Absalom “Ab” Jordan Jr., a longtime community leader who lives near Poplar Point. Image: Washington Business Journal.

From Washington Business Journal:

For years, Absalom “Ab” Jordan Jr. peered across the Anacostia River — especially as cranes heralded a waterfront revival in Navy Yard — and wondered when the time would come for his Southeast D.C. neighborhood.

One of the brightest opportunities has been at Poplar Point, a contaminated, federally owned, 110-acre waterfront property near Bethlehem Baptist Church on Martin Luther King Jr. Avenue SE, where Jordan volunteers. But for all the hope of its neighbors, and decades of promises and pitches unrealized — from a soccer stadium to a new FBI headquarters — nothing has yet come of the site. That’s even as other gargantuan, long-awaited D.C. sites, from McMillan to The Wharf to St. Elizabeths East to Reservation 13 to Walter Reed, are either well underway or completed.

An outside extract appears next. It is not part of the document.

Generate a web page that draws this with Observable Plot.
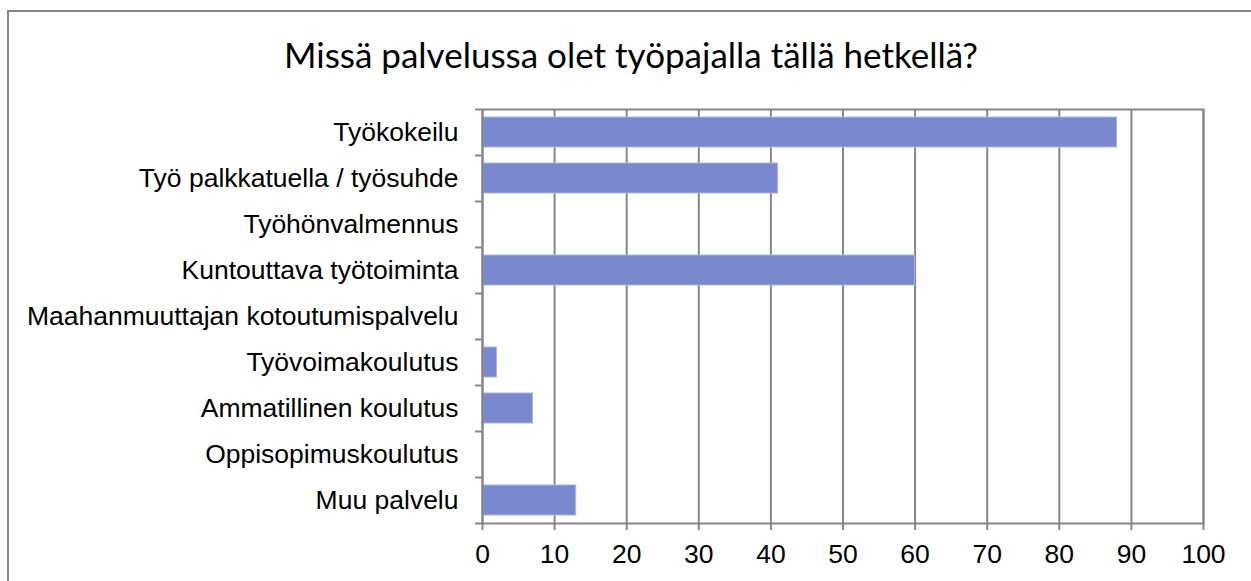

It is one of D.C.’s few remaining big developable blank slates, and once again, the District government hopes to effect progress. On July 25, D.C. closed the window for companies to submit their offers to represent the city and guide it through the project’s initial development, a key step in a yearslong bid to see Poplar Point rebuilt as a riverfront destination on par with billion-dollar bets like The Wharf in Southwest and The Yards in Southeast. That company will provide “real estate advisory services, land-use planning, and construction and development management services to support the planning, design and redevelopment of Poplar Point,” per the request for proposals.